# carrier iq



## fixxxer2012 (Jul 31, 2011)

ok soo android central has a bunch of front page stories on this and what phones have it. my question is does the dinc2 have it? now i know the simple solution is too root BUT in all fairness verizon wouldn't want you to do that. this is one of the reasons a few months ago i got rid of my tbolt and verizon agreed with me, of course i got my butt reemed on here about it but whatever. i guess in my mind if these phones ship with the apk, shouldn't we have the right as customers to complain about it and request a phone that does not have it?


----------



## Mattes (Sep 2, 2011)

Short answer?

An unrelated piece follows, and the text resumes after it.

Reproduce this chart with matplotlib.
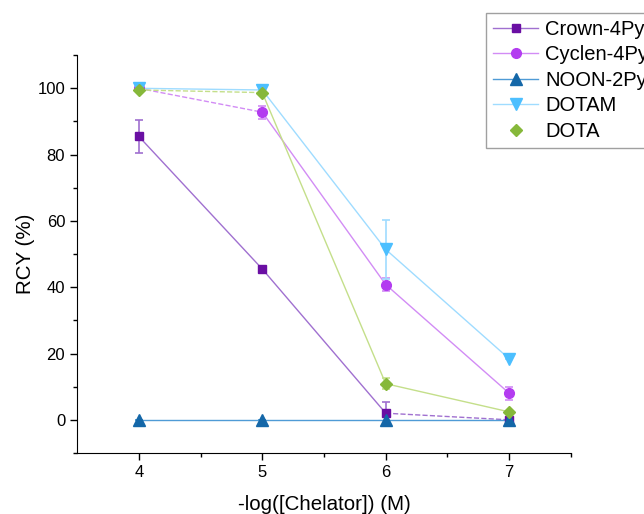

No, and don't worry about it.


----------



## vaulter03 (Sep 4, 2011)

fixxxer2012 said:


> ok soo android central has a bunch of front page stories on this and what phones have it. my question is does the dinc2 have it? now i know the simple solution is too root BUT in all fairness verizon wouldn't want you to do that. this is one of the reasons a few months ago i got rid of my tbolt and verizon agreed with me, of course i got my butt reemed on here about it but whatever. i guess in my mind if these phones ship with the apk, shouldn't we have the right as customers to complain about it and request a phone that does not have it?


According to Verizon, none of their phones have it. Even better, I've seen you on the dev forums, AOSP doesn't have it, so any AOSP based ROM will absolutely not be using it.


----------